This would seem to be a simple thing for directors to know—whether their company is performing well. Profitable? Check. Stock rising? Check. Beating competitors on both? Check and check. Except this is 2019, and now even the standard measures for corporate performance—and how boards should reward CEOs for it—have hit a snag.
In a little-noticed but potentially game-changing move, the United States’ largest corporate-governance outfit is recommending that its institutional shareholders’ clients use a new metric to determine their company’s—and CEO’s—performance. In the new order, companies and CEOs with numbers suggesting that they’re building up momentum for a strong future would be considered rising stars worthy of investor fuel and high salaries. But CEOs with great numbers might also see their big paydays fall, if the metrics suggest a “falling star” scenario.
The idea comes from Institutional Shareholder Services (ISS), a corporate-governance firm that heavily influences the behavior of institutional investors and pension funds. And that, experts say, tends to affect what boards do. “This the most difficult pay issue boards will be facing in the near future,” says Irv Becker, vice chairman of Korn Ferry’s Executive Pay and Governance practice.
Called EVA (economic value added), the new metric is aimed at helping investment firms decipher the true success of firms and whether CEOs are really delivering the goods to justify their pay packages. The metric is actually decades old, but rarely used by companies. Last year, though, ISS bought the analytics firm EVA Dimensions, and it appears ready to put this acquisition to good use.
Backers of the metric say normal accounting systems can distort a firm’s true profitability because they don’t consider whether the CEO is producing more profit than the costs of capital and running the company. EVA seeks to remedy that omission by representing a firm’s sales, less all operational costs (including taxes), and then deducting its cost of capital.
Looking at it this way, boards could conceivably reward CEOs who are losing money because their EVA suggests that they are turning things around. “The Momentum metrics, in short,” says an ISS white paper on the topic, “could provide investors with a justification for supporting competitive pay packages for the managers in turnaround companies even if the company’s overall performance is not yet fully competitive.”
But critics are quick to point that figuring out EVA can be complex and open to a lot of interpretation and nuance. More importantly, experts say, the whole concept of adding or subtracting rewards at seemingly successful firms would open up a can of worms for compensation committees, not to mention outside institutional investors who are analyzing firms.
Some worry that a visionary CEO could be investing heavily in products of the future but producing negative EVA as they painfully drag the company to safety. “EVA has lots of flaws,” says Robin Ferracone, author of Fair Pay Fair Play and CEO of Farient Advisors. “If a company is investing heavily and building value through investments—in whatever, drug development or growing a subscriber base—that won’t show up in EVA. It actually makes you look worse.
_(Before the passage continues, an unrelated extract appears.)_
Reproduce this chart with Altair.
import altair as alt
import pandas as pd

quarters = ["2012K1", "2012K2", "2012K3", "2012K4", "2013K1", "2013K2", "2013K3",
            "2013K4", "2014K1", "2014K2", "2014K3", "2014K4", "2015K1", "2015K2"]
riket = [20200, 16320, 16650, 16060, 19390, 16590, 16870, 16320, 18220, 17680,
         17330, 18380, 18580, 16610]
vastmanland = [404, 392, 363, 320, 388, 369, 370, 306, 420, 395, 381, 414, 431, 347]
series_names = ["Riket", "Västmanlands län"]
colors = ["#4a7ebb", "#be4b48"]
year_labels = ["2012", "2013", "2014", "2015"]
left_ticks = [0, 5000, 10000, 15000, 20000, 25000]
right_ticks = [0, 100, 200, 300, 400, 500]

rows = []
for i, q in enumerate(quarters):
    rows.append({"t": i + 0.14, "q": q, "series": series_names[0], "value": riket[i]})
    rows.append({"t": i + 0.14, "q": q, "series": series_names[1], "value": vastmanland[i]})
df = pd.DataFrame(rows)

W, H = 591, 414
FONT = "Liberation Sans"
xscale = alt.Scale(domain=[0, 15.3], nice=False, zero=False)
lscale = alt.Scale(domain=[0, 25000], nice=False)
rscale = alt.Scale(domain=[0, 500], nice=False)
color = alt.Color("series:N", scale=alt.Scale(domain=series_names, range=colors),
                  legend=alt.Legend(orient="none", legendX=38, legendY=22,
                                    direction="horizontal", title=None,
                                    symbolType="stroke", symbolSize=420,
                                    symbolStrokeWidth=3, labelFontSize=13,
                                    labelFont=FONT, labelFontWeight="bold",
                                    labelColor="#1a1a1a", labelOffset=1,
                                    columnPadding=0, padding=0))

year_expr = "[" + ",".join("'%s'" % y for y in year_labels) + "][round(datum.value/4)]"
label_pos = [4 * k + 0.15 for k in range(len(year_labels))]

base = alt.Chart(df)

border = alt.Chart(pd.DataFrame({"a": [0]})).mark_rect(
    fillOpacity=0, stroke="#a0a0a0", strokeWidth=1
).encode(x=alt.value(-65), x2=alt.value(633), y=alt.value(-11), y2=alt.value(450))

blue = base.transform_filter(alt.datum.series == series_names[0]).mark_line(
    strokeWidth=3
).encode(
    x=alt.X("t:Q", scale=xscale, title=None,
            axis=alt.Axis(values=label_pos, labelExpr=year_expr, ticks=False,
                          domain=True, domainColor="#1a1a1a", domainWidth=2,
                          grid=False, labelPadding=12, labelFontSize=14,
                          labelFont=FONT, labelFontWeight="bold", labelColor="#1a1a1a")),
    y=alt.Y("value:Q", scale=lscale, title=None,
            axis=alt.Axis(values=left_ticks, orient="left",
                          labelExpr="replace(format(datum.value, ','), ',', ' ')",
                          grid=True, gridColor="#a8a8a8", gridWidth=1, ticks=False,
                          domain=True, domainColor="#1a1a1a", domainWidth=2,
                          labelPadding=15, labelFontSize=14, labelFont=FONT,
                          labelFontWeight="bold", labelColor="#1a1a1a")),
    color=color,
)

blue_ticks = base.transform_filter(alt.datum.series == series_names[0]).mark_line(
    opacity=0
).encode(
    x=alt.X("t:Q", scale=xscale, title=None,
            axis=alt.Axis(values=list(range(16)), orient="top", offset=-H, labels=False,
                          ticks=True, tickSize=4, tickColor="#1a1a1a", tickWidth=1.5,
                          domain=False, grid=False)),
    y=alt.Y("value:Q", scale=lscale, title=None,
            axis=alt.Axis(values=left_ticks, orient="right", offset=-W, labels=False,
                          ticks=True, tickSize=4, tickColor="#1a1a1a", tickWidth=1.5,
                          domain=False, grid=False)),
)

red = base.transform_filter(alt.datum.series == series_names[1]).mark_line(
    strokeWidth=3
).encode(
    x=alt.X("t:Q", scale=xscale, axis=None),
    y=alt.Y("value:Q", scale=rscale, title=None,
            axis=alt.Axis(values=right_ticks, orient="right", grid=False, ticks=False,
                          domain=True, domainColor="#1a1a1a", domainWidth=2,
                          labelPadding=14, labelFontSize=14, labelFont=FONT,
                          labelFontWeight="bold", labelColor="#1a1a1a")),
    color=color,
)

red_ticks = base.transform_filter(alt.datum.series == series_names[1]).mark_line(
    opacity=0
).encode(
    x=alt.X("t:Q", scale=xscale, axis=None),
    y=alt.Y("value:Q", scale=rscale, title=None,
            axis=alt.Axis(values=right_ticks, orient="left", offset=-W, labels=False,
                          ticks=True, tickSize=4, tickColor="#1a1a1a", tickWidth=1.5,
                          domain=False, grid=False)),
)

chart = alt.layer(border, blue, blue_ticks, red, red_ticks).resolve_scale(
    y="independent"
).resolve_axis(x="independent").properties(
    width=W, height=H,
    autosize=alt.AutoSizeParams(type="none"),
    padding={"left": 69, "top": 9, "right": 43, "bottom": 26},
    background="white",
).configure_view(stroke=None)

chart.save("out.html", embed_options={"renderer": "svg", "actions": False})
EVA has limited use.”
Still, most think the metric will gain more prominence as ISS promotes it. According to Becker, companies – where there is a disconnect between EVA performance and traditional operating metrics – will need to explain it in their Compensation, Discussion & Analysis, and boards may need to spend more time justifying reward packages. “EVA just added another potential complexity to executive compensation,” he says.
EVA is in fact just part of a broader trend: compensation analysis becoming increasingly and excessively complicated as proxy advisory firms take a more active interest in how incentive plans are developed around “say on pay” disclosures. Hence Korn Ferry’s recent guideline to help boards stay focused on the big picture: well-constructed compensation plans should result in CEOs outperforming their targets 20% of the time, missing them 20% of the time, and coming in close 60% of the time. “Plans that hit or miss targets too frequently should be reevaluated to ensure goal-setting is calibrated appropriately,” advises Becker.